– Я утром уйду. – Ахилл шагнул вперед, коленями упершись в алтарь. Сейчас он понимал, что камень, послуживший ему изголовьем, когда-то был алтарем, а пещера служила обиталищем местному божеству или гению здешних краев. – Прошу разделить с несчастным беглецом его скудный ужин.
Брызги вина упали на щебень и песок. Хотелось сказать: к ногам статуи. Но истукан потерял ноги задолго до рождения некоего Морацци-младшего. Краюха хлеба вскоре легла на алтарь рядом с ломтем окорока. Умом Ахилл понимал, что совершает поступок, мало подобающий доброму христианину, что фра Джованни не одобрил бы такого поведения, сочтя его бесовским наваждением.
– Простите меня, святой отец, вы не бежали в ночь и обреченность, вы не теряли лица, зная, что лишены возможности отдать долг крови, что способны умереть, но умереть не менее стыдно, чем бежать, бежать, бежать, подчиняясь матушке и собственному уродству, вашим единственным собеседником, молчаливым попутчиком не была статуя с изъязвленными чертами…
Помедлите обращаться в трибунал, фра Джованни!
Дайте слово адвокату! – пусть даже адвокату дьявола.
Вызывающе рассмеявшись, молодой человек отошел к противоположной стене. Закутался в плащ, опустился на землю рядом с центральной колонной. Впитывая тепло костра, он думал, как хорошо было бы заснуть и никогда не просыпаться. Через сто лет случайный прохожий зайдет в пещеру, найдет статую, алтарь, у входа – конский скелет, у дальней стены – костяк человека и станет ломать голову: кто, зачем, откуда?! А если прохожий останется на ночлег, то я непременно явлюсь ему во сне. Начну стенать, заламывая руки, умолять отправиться в Венецию, передать моей матушке… Ах да, матушки к тому времени уже не будет в живых…
– Глупости, – сказала статуя. – Только привидений мне тут не хватало. Утром ты уберешься отсюда ко всем чертям. Понял?

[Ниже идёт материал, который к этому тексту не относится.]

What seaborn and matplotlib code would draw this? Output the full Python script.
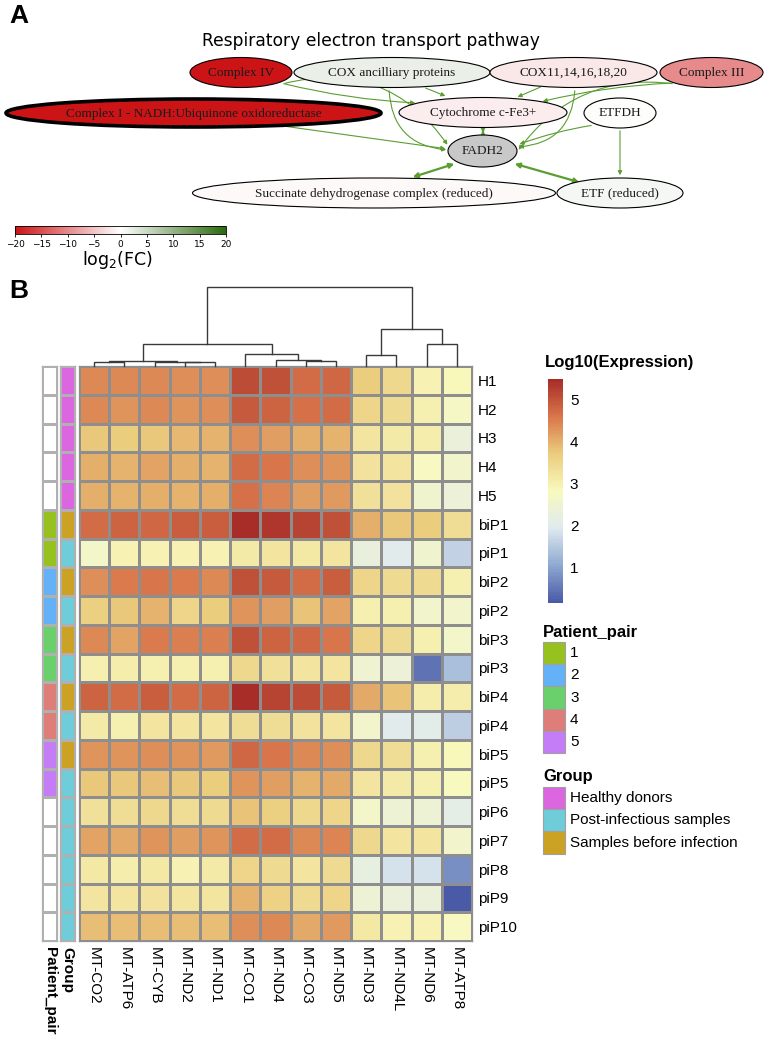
import numpy as np
import pandas as pd
import matplotlib
matplotlib.use("Agg")
import matplotlib.pyplot as plt
import seaborn as sns
from matplotlib.colors import LinearSegmentedColormap, ListedColormap, Normalize
from matplotlib.patches import Ellipse, FancyArrowPatch, Rectangle

# ---------------- DATA ----------------
samples = ["H1", "H2", "H3", "H4", "H5", "biP1", "piP1", "biP2", "piP2", "biP3",
           "piP3", "biP4", "piP4", "biP5", "piP5", "piP6", "piP7", "piP8", "piP9", "piP10"]
genes = ["MT-CO2", "MT-ATP6", "MT-CYB", "MT-ND2", "MT-ND1", "MT-CO1", "MT-ND4",
         "MT-CO3", "MT-ND5", "MT-ND3", "MT-ND4L", "MT-ND6", "MT-ATP8"]

mt_co2 = [4.4, 4.4, 3.75, 4.05, 4.05, 4.75, 2.65, 4.35, 3.65, 4.4, 3.0, 4.85, 3.1, 4.3, 3.75, 3.35, 4.15, 3.15, 3.2, 3.85]
mt_atp6 = [4.4, 4.3, 3.7, 4.0, 3.95, 4.85, 2.95, 4.55, 3.75, 4.15, 3.05, 4.75, 3.0, 4.3, 3.75, 3.4, 4.1, 3.05, 3.2, 3.85]
mt_cyb = [4.4, 4.4, 3.75, 4.15, 4.05, 4.8, 2.95, 4.6, 3.95, 4.55, 3.0, 4.9, 3.2, 4.35, 3.85, 3.5, 4.3, 3.15, 3.3, 3.85]
mt_nd2 = [4.35, 4.3, 3.9, 4.05, 3.95, 4.9, 2.95, 4.55, 3.55, 4.5, 3.0, 4.7, 3.2, 4.3, 3.75, 3.4, 4.2, 2.95, 3.25, 3.85]
mt_nd1 = [4.35, 4.35, 3.95, 4.0, 4.05, 4.9, 2.95, 4.4, 3.7, 4.5, 3.0, 4.85, 3.25, 4.25, 3.7, 3.45, 4.3, 3.1, 3.25, 3.85]
mt_co1 = [5.1, 4.95, 4.35, 4.75, 4.65, 5.45, 3.1, 5.05, 4.3, 5.05, 3.5, 5.5, 3.4, 4.8, 4.3, 3.8, 4.75, 3.55, 3.95, 4.35]
mt_nd4 = [5.05, 4.85, 4.2, 4.6, 4.45, 5.35, 3.25, 4.95, 4.2, 4.85, 3.35, 5.2, 3.4, 4.6, 4.2, 3.65, 4.7, 3.45, 3.6, 4.4]
mt_co3 = [4.7, 4.65, 4.05, 4.35, 4.2, 5.2, 3.15, 4.75, 3.8, 4.8, 3.25, 5.1, 3.3, 4.4, 3.95, 3.5, 4.4, 3.25, 3.45, 4.1]
mt_nd5 = [4.8, 4.7, 4.0, 4.3, 4.25, 5.05, 3.2, 4.9, 4.15, 4.6, 3.2, 4.95, 3.25, 4.35, 4.1, 3.55, 4.45, 3.45, 3.55, 4.25]
mt_nd3 = [3.7, 3.55, 3.25, 3.3, 3.35, 4.05, 2.25, 3.55, 3.0, 3.55, 2.5, 4.1, 2.6, 3.5, 3.2, 2.65, 3.5, 2.2, 2.4, 3.15]
mt_nd4l = [3.5, 3.45, 3.1, 3.2, 3.3, 3.75, 2.0, 3.45, 3.0, 3.45, 2.35, 3.8, 2.0, 3.4, 3.1, 2.4, 3.25, 1.85, 2.3, 2.95]
mt_nd6 = [2.95, 3.0, 3.05, 2.75, 2.55, 3.7, 2.55, 3.45, 2.6, 3.0, 0.45, 3.05, 2.05, 3.0, 3.0, 2.4, 3.25, 1.85, 2.3, 2.95]
mt_atp8 = [2.85, 2.7, 2.3, 2.6, 2.35, 3.4, 1.6, 3.0, 2.6, 2.65, 1.35, 3.05, 1.55, 2.85, 2.8, 2.1, 2.6, 0.75, 0.15, 2.75]

patient_pair = [0, 0, 0, 0, 0, 1, 1, 2, 2, 3, 3, 4, 4, 5, 5, 0, 0, 0, 0, 0]
group = ["Healthy donors"] * 5 + ["Samples before infection", "Post-infectious samples"] * 5 + \
        ["Post-infectious samples"] * 5
group_levels = ["Healthy donors", "Post-infectious samples", "Samples before infection"]
pair_levels = ["1", "2", "3", "4", "5"]

# column dendrogram merges: (left, right, height); leaves 0..12, new clusters 13+
dendro_merges = [
    (3, 4, 3.7), (0, 1, 4.0), (2, 13, 4.3), (14, 15, 5.3),
    (7, 8, 5.0), (6, 17, 6.0), (5, 18, 11.7), (16, 19, 21.7),
    (9, 10, 10.7), (11, 12, 22.0), (21, 22, 36.7), (20, 23, 79.3),
]

# pathway network (panel A)
node_names = ["Complex IV", "COX ancilliary proteins", "COX11,14,16,18,20", "Complex III",
              "Complex I - NADH:Ubiquinone oxidoreductase", "Cytochrome c-Fe3+", "ETFDH",
              "FADH2", "Succinate dehydrogenase complex (reduced)", "ETF (reduced)"]
node_fc = [-20, 2, -2, -10, -20, -1.5, 0.3, np.nan, -0.5, 1.0]
fc_ticks = [-20, -15, -10, -5, 0, 5, 10, 15, 20]

# ---------------- LAYOUT ----------------
W, H = 770, 1039
plt.rcParams['font.family'] = ['Liberation Sans', 'DejaVu Sans']
fig = plt.figure(figsize=(W / 100, H / 100), dpi=100)


def fax(x0, y0, x1, y1, **kw):
    return fig.add_axes([x0 / W, 1 - y1 / H, (x1 - x0) / W, (y1 - y0) / H], **kw)


over = fax(0, 0, W, H)
over.set_xlim(0, W)
over.set_ylim(H, 0)
over.axis("off")
over.patch.set_alpha(0)

over.text(9, 16, "A", fontsize=19, fontweight="bold", va="center", ha="left")
over.text(9, 291, "B", fontsize=19, fontweight="bold", va="center", ha="left")

# ---------------- PANEL A ----------------
fc_cmap = LinearSegmentedColormap.from_list("fc", ["#cc1417", "#ffffff", "#2d6a10"])
fc_norm = Normalize(-20, 20)

node_layout = {  # center x, center y, width, height
    "Complex IV": (241, 72.5, 102, 30),
    "COX ancilliary proteins": (392, 72.5, 196, 30),
    "COX11,14,16,18,20": (573.5, 72.5, 167, 30),
    "Complex III": (711.5, 72.5, 103, 30),
    "Complex I - NADH:Ubiquinone oxidoreductase": (193.5, 113, 375, 28),
    "Cytochrome c-Fe3+": (483, 112.5, 168, 30),
    "ETFDH": (620, 113, 72, 30),
    "FADH2": (482.5, 151, 69, 32),
    "Succinate dehydrogenase complex (reduced)": (374, 193, 363, 30),
    "ETF (reduced)": (620, 193, 126, 30),
}

edges = [  # start point, end point, curvature, bidirectional
    ((281, 83), (418, 103), 0.05, False),
    ((282, 84), (449, 147), -0.35, False),
    ((423, 87), (448, 97), 0.0, False),
    ((389, 88), (449, 150), 0.45, False),
    ((543, 86), (515, 98), 0.0, False),
    ((575, 88), (516, 147), -0.45, False),
    ((673, 83), (540, 102), 0.05, False),
    ((675, 84), (517, 152), 0.3, False),
    ((283, 126), (448, 149), 0.0, False),
    ((594, 125), (517, 145), 0.05, False),
    ((620, 128), (620, 178), 0.0, False),
    ((410, 178), (457, 163), 0.0, True),
    ((512, 163), (582, 183), 0.0, True),
    ((483, 127.5), (483, 135.5), 0.0, True),
]
for (p0, p1, rad, both) in edges:
    arr = FancyArrowPatch(p0, p1, connectionstyle=f"arc3,rad={rad}",
                          arrowstyle="<|-|>" if both else "-|>",
                          mutation_scale=6 if not both else 7,
                          lw=1.6 if both else 0.8, color="#5a9e32", zorder=1)
    over.add_patch(arr)

for name, fc in zip(node_names, node_fc):
    cx, cy, w, h = node_layout[name]
    face = "#c8c8c8" if np.isnan(fc) else fc_cmap(fc_norm(fc))
    lw = 2.6 if name.startswith("Complex I -") else 0.8
    over.add_patch(Ellipse((cx, cy), w, h, facecolor=face, edgecolor="black", lw=lw, zorder=2))
    over.text(cx, cy + 0.5, name, ha="center", va="center", fontsize=9.5,
              family=["Liberation Serif", "DejaVu Serif"], color="#1a1a1a", zorder=3)

over.text(371, 41, "Respiratory electron transport pathway", ha="center", va="center",
          fontsize=12.3, family=["DejaVu Sans"])

cax_a = fax(15, 225.5, 226, 234)
cb_a = fig.colorbar(plt.cm.ScalarMappable(norm=fc_norm, cmap=fc_cmap), cax=cax_a,
                    orientation="horizontal")
cb_a.set_ticks(fc_ticks)
cb_a.ax.tick_params(labelsize=6.5, length=2.5, width=0.6, pad=1.5)
for t in cb_a.ax.get_xticklabels():
    t.set_family("DejaVu Sans")
cb_a.outline.set_linewidth(0.6)
over.text(118, 260, r"log$_2$(FC)", fontsize=12.5, family="DejaVu Sans", ha="center", va="center")

# ---------------- PANEL B ----------------
df = pd.DataFrame({g: v for g, v in zip(genes, [mt_co2, mt_atp6, mt_cyb, mt_nd2, mt_nd1, mt_co1,
                                               mt_nd4, mt_co3, mt_nd5, mt_nd3, mt_nd4l, mt_nd6,
                                               mt_atp8])}, index=samples)
vmin, vmax = df.values.min(), df.values.max()
heat_cmap = LinearSegmentedColormap.from_list(
    "heat", ["#4a5aa6", "#8fa9d1", "#dfeaef", "#f9f9bd", "#ebcd7e", "#d9774b", "#a82d28"], N=100)

hx0, hx1, hy0, hy1 = 79, 472, 366, 941
ax = fax(hx0, hy0, hx1, hy1)
cax = fax(548, 379, 563, 603)
sns.heatmap(df, ax=ax, cmap=heat_cmap, vmin=vmin, vmax=vmax, linewidths=0.9,
            linecolor="#8e8e8e", cbar_ax=cax)
ax.yaxis.tick_right()
ax.set_yticklabels(samples, rotation=0, fontsize=11)
ax.set_xticklabels(genes, rotation=270, fontsize=11, va="top", ha="center")
ax.tick_params(axis="both", length=0, pad=4)
ax.set_xlabel("")
ax.set_ylabel("")
for s in ax.spines.values():
    s.set_visible(True)
    s.set_color("#8e8e8e")
    s.set_linewidth(0.9)

cax.tick_params(length=0, labelsize=11, pad=5)
cax.set_yticks([1, 2, 3, 4, 5])
cbar_obj = ax.collections[0].colorbar
if cbar_obj is not None:
    cbar_obj.outline.set_visible(False)
for s in cax.spines.values():
    s.set_visible(False)

# annotation columns
pair_colors = ["#ffffff", "#97c11f", "#63b1f7", "#6ad06c", "#df7d78", "#c47cf7"]
group_colors = ["#db66df", "#6ecdd8", "#cca224"]

ax_pp = fax(42, hy0, 57, hy1)
sns.heatmap(pd.DataFrame({"Patient_pair": patient_pair}, index=samples), ax=ax_pp,
            cmap=ListedColormap(pair_colors), vmin=-0.5, vmax=5.5, cbar=False,
            linewidths=0.9, linecolor="#b0b0b0")
ax_gr = fax(60, hy0, 75, hy1)
sns.heatmap(pd.DataFrame({"Group": [group_levels.index(g) for g in group]}, index=samples),
            ax=ax_gr, cmap=ListedColormap(group_colors), vmin=-0.5, vmax=2.5, cbar=False,
            linewidths=0.9, linecolor="#b0b0b0")
for a in (ax_pp, ax_gr):
    a.set_yticks([])
    a.set_ylabel("")
    a.set_xticklabels(a.get_xticklabels(), rotation=270, fontsize=11, fontweight="bold",
                      va="top", ha="center")
    a.tick_params(axis="x", length=0, pad=4)
    for s in a.spines.values():
        s.set_visible(True)
        s.set_color("#b0b0b0")
        s.set_linewidth(0.9)

# column dendrogram
ax_d = fax(hx0, 287, hx1, hy0)
n = len(genes)
pos = {i: (i + 0.5, 0.0) for i in range(n)}
for k, (a, b, h) in enumerate(dendro_merges):
    xa, ha_ = pos[a]
    xb, hb = pos[b]
    ax_d.plot([xa, xa, xb, xb], [ha_, h, h, hb], color="#3a3a3a", lw=1.0,
              solid_joinstyle="miter", clip_on=False)
    pos[n + k] = ((xa + xb) / 2, h)
ax_d.set_xlim(0, n)
ax_d.set_ylim(0, dendro_merges[-1][2])
ax_d.axis("off")

# legends
over.text(545, 363, "Log10(Expression)", fontsize=12, fontweight="bold", va="center", ha="left")
over.text(543, 632, "Patient_pair", fontsize=12, fontweight="bold", va="center", ha="left")
bh = 22.2
for i, lab in enumerate(pair_levels):
    y = 642 + i * bh
    over.add_patch(Rectangle((543, y), 22, bh, facecolor=pair_colors[i + 1], edgecolor="#a0a0a0", lw=0.8))
    over.text(570, y + bh / 2, lab, fontsize=11, va="center", ha="left")
over.text(543, 777, "Group", fontsize=12, fontweight="bold", va="center", ha="left")
for i, lab in enumerate(group_levels):
    y = 787 + i * bh
    over.add_patch(Rectangle((543, y), 22, bh, facecolor=group_colors[i], edgecolor="#a0a0a0", lw=0.8))
    over.text(570, y + bh / 2, lab, fontsize=11, va="center", ha="left")

fig.savefig("out.png", dpi=100)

– Не надо ночью поминать чертей, – строго возразил Ахилл, прекрасно сознавая, что спит. Пламя костра раскачивалось в мягком ритме, напоминая гибких танцовщиц из Неаполя, пещеру насквозь пронизывал теплый золотистый свет, пахнущий свежеиспеченной булкой, а коня у входа не оказалось вовсе. Конь благодушествовал в собственном, лошадином сне, где сочная трава, хрусталь родников и молодые кобылицы окружали бедное животное в изобилии, предлагая насладиться.
Статуя пожала плечами:
– Почему? Вы взяли бедных фавнов, назвали их чертями, а я теперь не имею права их поминать? Кто и помянет, если не я?
– Ладно. Поминай, – разрешил молодой человек.
– Как тебя зовут, дурачок?
– Ахилл Морацци-младший. А тебя?
– Ахилл? Хорошее имя…
Разглядеть статую не удавалось. Сквозь прежний торс с изуродованной головой, мешая взгляду, прорастал зыбкий силуэт: воин сидит на земле, скрестив ноги по-походному. Над гребнем шлема колышется жесткий султан, блестят бляхи панциря… Лица не было у обоих. Осыпь вместо людских черт у статуи, безглазая тьма у воина. Они существовали слитно, оставаясь порознь: камень и тень, статуя и силуэт. Но было ясно: исчезнут они – вместе.
– Зови меня Квиринус. Спасибо за хлеб и вино. Случись это раньше, я бы даровал тебе право просьбы. Тем более что ты – человек войны, а значит, мой человек. Но сейчас… Впрочем, вы сами виноваты.
Ахилл кивнул, втайне недоумевая: о какой вине говорит Квиринус? От сна несло тухлой банальностью. Так начинаются сказки: дух местности в благодарность за подношение предлагает доброму человеку… Хотя нет, Квиринус ясно сказал, что ничего предлагать не собирается. Ну и ладно.
– Странствуешь? Или бежишь?
– Бегу.
– От людей? От судьбы?
Статуя подумала и добавила тихо, совсем по-человечески:
– От себя?
– От себя не убежишь. – Ахилл решил ответить банальностью на банальность. Не вышло: ответ получился резким, болезненным. Так отдирают от раны присохшую повязку.
– Я слушаю тебя, человек войны. Говори.
– Человек войны? Это я – человек войны?!